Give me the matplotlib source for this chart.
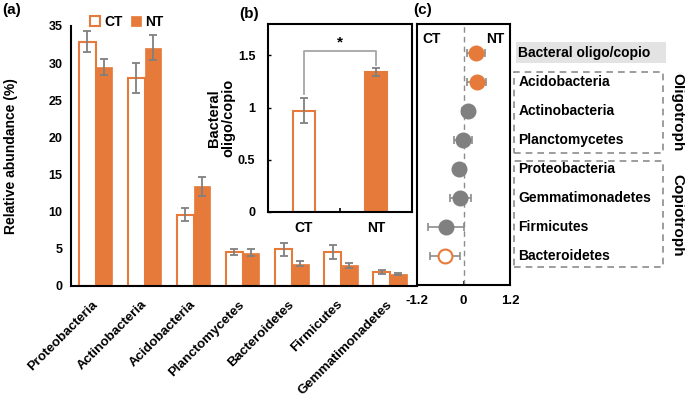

● ● ●

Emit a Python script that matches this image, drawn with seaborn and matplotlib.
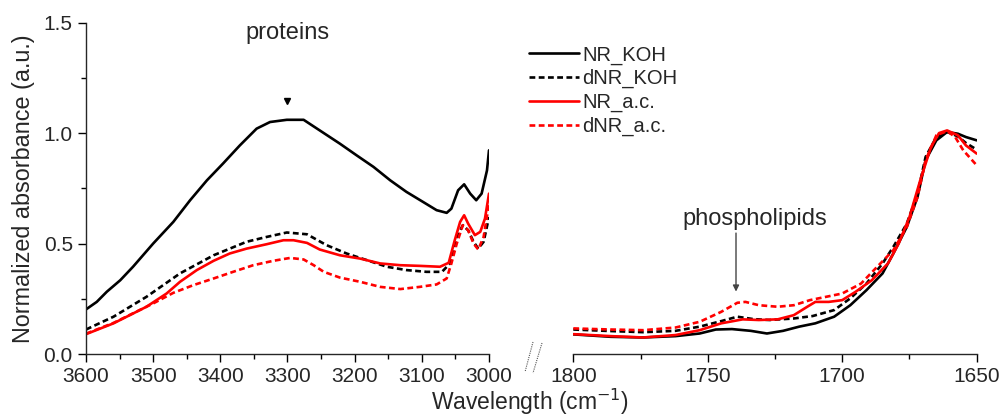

● ● ●

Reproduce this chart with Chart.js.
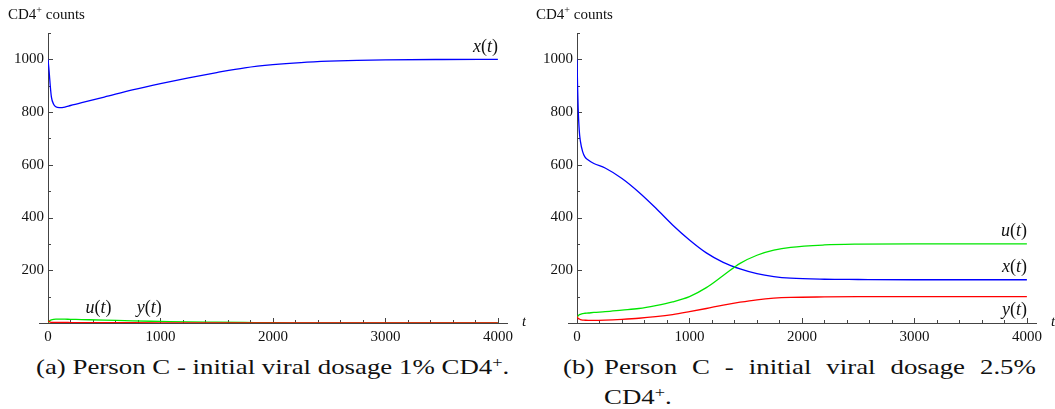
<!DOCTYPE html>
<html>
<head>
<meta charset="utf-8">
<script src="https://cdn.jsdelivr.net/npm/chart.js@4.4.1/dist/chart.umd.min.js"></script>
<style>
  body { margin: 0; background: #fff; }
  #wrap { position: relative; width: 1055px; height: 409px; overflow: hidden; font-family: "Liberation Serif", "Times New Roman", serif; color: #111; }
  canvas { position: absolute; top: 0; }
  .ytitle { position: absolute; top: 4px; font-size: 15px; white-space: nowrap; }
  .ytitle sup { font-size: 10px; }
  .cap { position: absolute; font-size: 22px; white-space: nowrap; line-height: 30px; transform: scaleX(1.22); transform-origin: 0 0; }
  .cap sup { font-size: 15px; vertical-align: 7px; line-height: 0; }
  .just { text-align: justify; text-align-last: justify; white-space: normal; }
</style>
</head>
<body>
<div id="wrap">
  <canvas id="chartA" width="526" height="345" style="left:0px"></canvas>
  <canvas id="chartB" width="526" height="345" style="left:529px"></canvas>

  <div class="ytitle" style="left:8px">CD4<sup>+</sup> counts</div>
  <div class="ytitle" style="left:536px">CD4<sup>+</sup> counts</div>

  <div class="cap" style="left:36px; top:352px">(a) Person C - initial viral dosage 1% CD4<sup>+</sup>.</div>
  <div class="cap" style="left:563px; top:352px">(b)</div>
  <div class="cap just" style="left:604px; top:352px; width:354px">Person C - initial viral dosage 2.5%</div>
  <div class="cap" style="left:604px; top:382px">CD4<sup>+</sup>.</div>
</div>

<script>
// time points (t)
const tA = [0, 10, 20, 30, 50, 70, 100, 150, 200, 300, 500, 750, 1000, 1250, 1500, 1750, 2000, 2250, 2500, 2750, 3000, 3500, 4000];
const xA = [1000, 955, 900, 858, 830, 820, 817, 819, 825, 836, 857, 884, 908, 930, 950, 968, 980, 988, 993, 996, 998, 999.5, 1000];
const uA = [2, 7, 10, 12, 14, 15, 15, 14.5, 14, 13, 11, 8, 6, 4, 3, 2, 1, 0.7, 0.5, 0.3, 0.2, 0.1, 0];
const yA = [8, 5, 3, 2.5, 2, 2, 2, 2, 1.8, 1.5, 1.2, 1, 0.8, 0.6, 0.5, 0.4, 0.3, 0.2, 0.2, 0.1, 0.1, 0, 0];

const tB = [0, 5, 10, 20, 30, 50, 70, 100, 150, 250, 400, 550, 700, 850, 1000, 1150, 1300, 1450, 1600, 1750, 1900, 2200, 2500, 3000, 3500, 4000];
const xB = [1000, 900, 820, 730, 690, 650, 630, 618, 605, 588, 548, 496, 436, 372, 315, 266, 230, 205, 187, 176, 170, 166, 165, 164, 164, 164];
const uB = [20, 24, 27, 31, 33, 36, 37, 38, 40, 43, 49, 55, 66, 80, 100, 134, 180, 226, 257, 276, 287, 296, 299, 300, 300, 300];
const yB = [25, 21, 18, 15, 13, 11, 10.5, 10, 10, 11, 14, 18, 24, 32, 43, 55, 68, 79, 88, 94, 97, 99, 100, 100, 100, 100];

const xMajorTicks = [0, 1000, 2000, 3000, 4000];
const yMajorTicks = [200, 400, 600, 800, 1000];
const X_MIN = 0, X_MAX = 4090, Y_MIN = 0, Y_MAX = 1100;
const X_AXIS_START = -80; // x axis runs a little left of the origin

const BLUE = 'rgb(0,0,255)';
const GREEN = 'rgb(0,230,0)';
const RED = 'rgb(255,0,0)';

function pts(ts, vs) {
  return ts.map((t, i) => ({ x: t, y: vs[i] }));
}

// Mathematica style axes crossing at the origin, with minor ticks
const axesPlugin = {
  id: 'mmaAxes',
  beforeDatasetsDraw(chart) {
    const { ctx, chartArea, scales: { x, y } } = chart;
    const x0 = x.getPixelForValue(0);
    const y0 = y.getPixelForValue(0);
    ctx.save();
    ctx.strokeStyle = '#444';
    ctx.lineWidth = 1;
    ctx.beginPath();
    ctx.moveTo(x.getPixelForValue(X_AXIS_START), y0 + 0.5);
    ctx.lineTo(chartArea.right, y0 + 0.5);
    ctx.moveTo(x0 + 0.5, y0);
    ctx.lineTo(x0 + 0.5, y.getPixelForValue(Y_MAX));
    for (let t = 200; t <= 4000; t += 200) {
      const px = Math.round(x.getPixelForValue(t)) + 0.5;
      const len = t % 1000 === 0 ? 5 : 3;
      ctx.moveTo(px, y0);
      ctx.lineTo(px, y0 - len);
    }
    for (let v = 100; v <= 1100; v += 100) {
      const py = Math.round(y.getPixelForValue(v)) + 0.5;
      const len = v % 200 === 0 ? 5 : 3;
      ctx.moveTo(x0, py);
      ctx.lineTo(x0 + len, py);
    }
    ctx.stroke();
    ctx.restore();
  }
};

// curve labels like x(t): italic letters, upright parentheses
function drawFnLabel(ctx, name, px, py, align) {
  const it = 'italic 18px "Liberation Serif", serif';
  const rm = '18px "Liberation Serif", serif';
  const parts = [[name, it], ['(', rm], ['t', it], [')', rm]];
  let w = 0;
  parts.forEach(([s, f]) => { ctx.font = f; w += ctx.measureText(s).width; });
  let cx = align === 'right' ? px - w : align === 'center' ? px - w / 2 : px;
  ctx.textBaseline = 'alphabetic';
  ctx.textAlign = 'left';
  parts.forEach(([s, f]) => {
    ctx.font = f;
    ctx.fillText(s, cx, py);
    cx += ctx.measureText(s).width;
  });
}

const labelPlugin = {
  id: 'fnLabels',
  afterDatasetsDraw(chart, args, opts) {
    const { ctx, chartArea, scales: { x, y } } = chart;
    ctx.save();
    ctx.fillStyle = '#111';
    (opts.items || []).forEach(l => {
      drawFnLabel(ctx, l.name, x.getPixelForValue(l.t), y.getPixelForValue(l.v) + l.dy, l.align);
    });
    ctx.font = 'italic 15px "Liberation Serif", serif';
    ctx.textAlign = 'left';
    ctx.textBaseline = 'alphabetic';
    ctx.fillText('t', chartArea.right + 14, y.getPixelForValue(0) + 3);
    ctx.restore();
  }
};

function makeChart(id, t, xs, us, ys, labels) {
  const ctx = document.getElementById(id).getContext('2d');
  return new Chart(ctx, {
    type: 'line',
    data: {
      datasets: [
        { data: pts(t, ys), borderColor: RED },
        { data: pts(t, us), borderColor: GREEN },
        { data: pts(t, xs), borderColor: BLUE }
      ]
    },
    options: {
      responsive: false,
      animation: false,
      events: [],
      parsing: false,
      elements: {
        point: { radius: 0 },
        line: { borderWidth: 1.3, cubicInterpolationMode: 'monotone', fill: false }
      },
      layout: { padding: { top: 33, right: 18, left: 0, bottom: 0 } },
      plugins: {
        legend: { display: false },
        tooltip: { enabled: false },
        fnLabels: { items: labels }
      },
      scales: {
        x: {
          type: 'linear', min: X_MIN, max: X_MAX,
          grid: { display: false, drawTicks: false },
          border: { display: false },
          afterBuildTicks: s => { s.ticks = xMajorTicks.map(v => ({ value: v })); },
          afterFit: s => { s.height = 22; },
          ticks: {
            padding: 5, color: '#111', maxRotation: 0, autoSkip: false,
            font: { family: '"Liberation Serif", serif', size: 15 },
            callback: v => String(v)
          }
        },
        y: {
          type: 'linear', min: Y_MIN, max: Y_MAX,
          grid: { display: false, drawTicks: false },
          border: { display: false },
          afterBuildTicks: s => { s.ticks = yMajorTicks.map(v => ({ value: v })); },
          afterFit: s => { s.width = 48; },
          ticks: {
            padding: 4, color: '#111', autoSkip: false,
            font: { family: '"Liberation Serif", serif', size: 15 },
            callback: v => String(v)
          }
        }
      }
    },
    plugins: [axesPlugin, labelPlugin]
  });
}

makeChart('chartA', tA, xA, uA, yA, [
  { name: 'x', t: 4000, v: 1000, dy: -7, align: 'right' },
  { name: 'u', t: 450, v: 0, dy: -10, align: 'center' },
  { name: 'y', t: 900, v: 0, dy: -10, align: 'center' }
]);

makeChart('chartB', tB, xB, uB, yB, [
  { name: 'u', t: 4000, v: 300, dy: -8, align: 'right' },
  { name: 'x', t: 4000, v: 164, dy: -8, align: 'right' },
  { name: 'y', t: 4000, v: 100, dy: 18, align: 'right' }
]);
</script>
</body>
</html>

● ● ●

• **What to produce**: List the lines of the records where "script" occurs.

• **Solution for this problem**:
Emit a Python script that matches this image, drawn with seaborn and matplotlib.
<script src="https://cdn.jsdelivr.net/npm/chart.js@4.4.1/dist/chart.umd.min.js"></script>
<script>
</script>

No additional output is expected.